The speculation apparently was wrong.

3M has dug in against intense shareholder opposition to the merger and held to its original $10.50 per share in its recent second tender offer. Dissident shareholders want as much as $15, and are suing to get it.

Pasadena-based Cogent, which makes security identification systems using a person’s fingerprints or iris, became an acquisition target on Aug. 30 when 3M announced the $10.50 tender offer. Analysts and shareholders immediately called it a lowball, even though Ming Hsieh, the company’s founder and chief executive, had already agreed to support it. Hsieh is the company’s largest stockholder with 39 percent of outstanding shares.

3M, an industrial conglomerate in St. Paul, Minn., announced Oct. 8 that the tender offer ended with its purchase of 52 percent of Cogent’s shares. While that gives 3M majority control, it fell short of the company’s goal of acquiring 90 percent of shares, which would give it the legal right under Delaware law to proceed with a streamlined buyout. If it fails to reach 90 percent, the acquisition will take longer.

That’s the road this merger appears to be taking.

Atlantic Investment Co., with 2.8 percent of Cogent shares, has stated the shares are worth $15. Another shareholder, Corbyn Investment Management, with 2 percent, wants at least $12.50.
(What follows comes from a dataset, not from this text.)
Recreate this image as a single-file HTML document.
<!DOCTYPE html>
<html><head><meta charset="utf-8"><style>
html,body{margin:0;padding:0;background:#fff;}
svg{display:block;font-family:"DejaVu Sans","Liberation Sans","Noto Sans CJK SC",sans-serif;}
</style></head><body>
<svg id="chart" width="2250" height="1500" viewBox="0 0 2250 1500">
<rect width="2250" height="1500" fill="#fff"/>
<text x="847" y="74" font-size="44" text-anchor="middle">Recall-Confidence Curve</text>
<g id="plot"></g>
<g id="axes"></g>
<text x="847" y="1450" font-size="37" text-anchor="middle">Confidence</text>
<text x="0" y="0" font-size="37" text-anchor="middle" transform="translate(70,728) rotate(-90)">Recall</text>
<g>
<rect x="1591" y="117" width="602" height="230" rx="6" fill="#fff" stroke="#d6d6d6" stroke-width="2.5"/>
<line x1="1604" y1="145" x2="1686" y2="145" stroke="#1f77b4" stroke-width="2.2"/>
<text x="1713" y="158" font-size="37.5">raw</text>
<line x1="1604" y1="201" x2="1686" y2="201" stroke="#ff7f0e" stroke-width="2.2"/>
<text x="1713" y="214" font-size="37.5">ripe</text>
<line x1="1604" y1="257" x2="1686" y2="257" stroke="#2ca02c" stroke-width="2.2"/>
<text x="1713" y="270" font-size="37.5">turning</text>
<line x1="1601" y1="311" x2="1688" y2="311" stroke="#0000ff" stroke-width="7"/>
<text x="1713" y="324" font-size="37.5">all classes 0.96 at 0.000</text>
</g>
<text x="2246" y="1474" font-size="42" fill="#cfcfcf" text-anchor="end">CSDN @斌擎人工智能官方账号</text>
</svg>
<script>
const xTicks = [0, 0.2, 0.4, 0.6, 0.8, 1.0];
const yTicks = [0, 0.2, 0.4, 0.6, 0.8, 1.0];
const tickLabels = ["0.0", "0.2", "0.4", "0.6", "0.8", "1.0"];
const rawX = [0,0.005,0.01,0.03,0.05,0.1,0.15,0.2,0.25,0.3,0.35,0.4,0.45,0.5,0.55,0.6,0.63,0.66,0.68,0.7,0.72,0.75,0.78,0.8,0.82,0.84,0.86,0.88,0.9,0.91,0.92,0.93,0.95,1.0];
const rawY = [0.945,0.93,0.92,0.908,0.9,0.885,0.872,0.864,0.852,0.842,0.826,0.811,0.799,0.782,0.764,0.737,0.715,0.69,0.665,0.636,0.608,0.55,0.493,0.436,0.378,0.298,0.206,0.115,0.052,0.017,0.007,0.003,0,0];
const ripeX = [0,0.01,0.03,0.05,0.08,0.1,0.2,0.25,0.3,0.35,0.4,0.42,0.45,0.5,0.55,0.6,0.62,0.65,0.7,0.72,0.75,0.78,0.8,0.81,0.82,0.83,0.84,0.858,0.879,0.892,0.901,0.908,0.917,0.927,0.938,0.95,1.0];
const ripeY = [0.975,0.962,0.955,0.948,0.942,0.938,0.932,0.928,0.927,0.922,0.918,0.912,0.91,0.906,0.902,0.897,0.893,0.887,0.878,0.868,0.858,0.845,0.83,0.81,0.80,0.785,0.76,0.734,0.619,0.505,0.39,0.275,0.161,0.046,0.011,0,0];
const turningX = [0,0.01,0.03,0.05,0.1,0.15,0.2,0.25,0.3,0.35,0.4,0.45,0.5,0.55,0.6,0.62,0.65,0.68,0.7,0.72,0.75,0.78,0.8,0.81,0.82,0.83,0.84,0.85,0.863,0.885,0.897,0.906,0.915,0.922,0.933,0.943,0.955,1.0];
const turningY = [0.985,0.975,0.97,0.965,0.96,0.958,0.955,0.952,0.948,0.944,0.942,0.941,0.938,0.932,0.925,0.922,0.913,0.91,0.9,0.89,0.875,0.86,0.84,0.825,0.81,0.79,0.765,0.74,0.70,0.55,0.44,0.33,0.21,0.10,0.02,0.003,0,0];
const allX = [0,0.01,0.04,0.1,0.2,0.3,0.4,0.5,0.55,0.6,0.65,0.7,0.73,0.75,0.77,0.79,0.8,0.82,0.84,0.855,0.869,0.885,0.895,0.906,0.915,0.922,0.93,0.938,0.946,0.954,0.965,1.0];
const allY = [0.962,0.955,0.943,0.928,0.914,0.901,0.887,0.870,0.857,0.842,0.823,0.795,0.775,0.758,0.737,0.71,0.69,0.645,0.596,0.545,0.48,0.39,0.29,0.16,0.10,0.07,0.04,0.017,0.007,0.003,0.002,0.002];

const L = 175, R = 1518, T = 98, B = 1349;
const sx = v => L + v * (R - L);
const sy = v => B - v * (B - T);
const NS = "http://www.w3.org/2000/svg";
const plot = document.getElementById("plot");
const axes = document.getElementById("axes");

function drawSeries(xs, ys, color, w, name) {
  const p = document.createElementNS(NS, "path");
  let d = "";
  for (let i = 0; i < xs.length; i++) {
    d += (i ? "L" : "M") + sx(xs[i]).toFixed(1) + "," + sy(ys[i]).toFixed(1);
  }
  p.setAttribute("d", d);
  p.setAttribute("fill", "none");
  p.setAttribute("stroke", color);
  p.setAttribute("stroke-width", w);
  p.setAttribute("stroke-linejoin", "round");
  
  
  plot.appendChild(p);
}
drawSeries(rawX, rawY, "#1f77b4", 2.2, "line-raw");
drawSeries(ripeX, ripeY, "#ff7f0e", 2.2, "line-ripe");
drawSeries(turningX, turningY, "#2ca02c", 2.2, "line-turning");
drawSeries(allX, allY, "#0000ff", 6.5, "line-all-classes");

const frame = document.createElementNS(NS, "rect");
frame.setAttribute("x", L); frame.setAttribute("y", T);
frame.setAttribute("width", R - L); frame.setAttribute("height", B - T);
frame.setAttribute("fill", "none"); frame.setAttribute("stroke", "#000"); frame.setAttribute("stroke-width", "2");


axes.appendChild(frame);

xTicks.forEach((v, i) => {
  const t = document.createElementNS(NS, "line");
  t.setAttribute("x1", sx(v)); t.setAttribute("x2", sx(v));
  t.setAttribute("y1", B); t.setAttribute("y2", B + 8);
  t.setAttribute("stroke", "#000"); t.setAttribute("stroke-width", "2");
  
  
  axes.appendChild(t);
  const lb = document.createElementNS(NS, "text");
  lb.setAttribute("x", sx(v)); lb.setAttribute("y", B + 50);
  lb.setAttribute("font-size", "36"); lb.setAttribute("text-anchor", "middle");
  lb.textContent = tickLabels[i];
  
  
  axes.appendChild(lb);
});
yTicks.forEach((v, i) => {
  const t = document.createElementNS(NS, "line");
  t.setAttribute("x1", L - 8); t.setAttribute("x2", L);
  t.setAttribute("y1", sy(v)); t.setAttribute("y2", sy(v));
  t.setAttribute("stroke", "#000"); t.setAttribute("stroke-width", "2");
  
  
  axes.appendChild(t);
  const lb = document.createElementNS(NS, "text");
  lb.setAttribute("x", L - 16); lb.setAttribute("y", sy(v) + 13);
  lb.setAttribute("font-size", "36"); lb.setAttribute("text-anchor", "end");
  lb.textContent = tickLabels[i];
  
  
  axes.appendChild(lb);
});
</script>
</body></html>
Michael Hanrahan, an attorney at Prickett Jones & Elliott in Wilmington, Del., represents shareholders in a class action lawsuit against the acquisition. They lost the first round, but he claimed his clients will appeal.

As soon as the tender offer expired, 3M announced a second offer at the same price, which expires Oct. 22. Donna Fleming Runyon, a spokeswoman for 3M, declined to comment. Cogent did not return calls for comment.

Terry Mackin, general manager of acquisition advisory firm Generational Equity in Dallas, said that even if 3M now controls a majority of shares, the company needs to lower its risk by convincing stockholders to sell during the secondary offering.

“In our litigious society, any time you leave minority stockholders dangling, you risk a lawsuit,” Mackin said. “Buyers often tell us they don’t want to pursue an acquisition unless 100 percent of the shareholders are on board.”